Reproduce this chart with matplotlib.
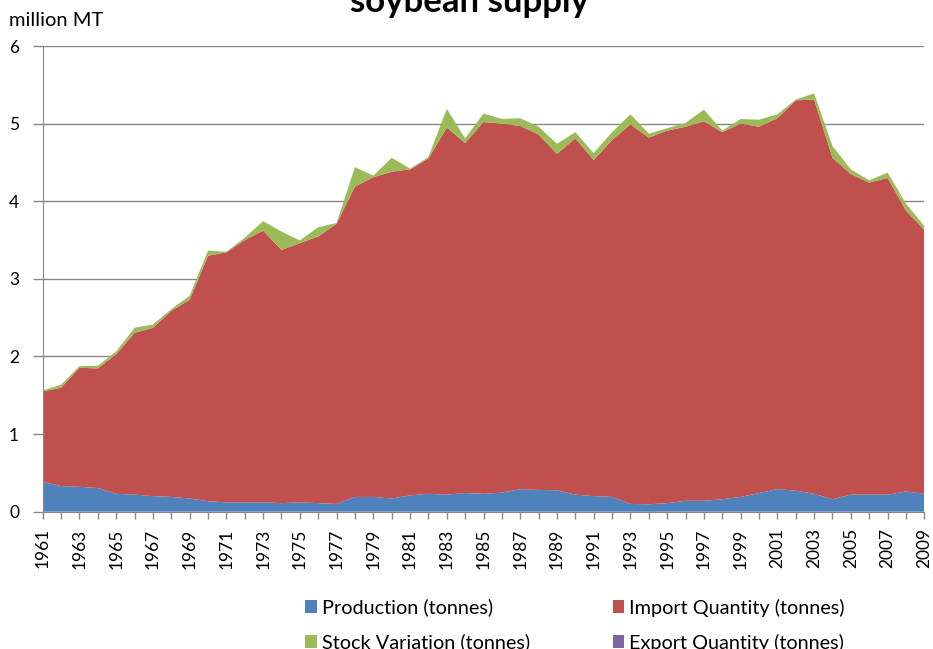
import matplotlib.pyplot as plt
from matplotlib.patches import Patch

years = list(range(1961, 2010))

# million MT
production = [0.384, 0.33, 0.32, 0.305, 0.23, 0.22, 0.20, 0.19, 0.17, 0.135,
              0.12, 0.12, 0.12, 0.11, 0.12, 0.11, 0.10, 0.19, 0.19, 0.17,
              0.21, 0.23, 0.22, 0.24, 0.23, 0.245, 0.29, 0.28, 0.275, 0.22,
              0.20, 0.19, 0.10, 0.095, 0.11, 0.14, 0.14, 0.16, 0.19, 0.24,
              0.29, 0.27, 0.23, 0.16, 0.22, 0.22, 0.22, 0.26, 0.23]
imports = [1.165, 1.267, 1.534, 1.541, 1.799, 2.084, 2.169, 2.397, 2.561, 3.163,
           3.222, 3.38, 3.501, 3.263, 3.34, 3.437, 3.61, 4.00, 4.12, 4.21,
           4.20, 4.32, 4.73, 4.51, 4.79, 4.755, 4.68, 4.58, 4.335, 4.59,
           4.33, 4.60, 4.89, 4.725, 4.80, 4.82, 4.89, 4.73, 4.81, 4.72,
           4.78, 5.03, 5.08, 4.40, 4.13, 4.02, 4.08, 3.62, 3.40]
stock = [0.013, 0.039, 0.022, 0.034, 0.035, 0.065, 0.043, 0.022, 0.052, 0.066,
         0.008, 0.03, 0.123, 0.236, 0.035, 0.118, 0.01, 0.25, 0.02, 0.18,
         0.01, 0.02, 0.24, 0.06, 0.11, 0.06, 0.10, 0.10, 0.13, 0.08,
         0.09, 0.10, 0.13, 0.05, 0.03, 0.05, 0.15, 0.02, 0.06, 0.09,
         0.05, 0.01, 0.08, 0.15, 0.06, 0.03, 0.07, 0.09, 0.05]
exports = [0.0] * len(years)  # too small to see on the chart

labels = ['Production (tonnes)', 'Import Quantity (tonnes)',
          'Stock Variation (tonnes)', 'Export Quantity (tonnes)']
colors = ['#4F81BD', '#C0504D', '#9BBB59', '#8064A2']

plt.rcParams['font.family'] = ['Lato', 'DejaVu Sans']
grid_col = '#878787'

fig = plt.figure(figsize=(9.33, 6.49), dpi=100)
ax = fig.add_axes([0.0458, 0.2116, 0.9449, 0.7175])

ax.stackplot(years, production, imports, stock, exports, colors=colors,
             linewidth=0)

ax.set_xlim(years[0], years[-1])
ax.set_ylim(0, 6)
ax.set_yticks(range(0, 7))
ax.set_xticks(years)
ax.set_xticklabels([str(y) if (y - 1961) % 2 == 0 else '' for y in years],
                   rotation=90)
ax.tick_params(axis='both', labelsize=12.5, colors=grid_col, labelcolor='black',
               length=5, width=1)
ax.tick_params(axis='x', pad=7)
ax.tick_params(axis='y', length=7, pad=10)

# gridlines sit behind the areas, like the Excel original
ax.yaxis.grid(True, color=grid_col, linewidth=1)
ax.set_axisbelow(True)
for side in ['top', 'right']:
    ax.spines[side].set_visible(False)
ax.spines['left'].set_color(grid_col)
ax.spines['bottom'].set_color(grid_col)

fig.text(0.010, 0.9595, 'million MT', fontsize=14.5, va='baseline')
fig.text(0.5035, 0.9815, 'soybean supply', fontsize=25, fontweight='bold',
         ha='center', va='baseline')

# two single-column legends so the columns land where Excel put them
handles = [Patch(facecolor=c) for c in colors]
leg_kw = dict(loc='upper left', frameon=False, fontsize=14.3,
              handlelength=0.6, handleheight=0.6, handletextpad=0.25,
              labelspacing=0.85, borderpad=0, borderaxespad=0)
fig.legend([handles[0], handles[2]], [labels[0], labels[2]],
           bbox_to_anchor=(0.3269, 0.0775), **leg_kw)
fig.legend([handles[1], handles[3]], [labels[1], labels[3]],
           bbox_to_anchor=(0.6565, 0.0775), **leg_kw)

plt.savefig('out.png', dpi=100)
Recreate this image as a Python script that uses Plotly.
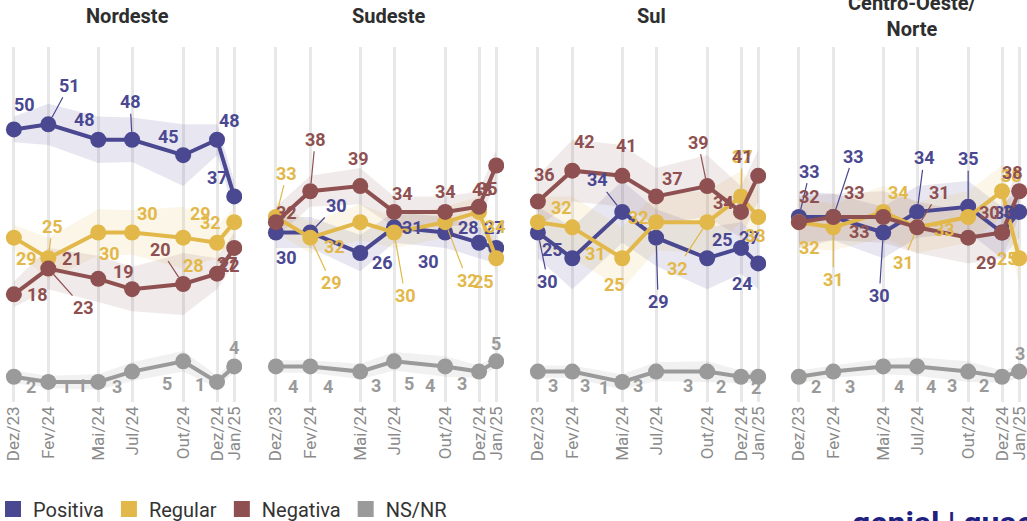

▶ [Task brief]
Check each line above for the word "matplotlib" and copy the ones that have it.

▶ [Solution for this exercise]
Reproduce this chart with matplotlib.
import matplotlib.pyplot as plt
from matplotlib.patches import Patch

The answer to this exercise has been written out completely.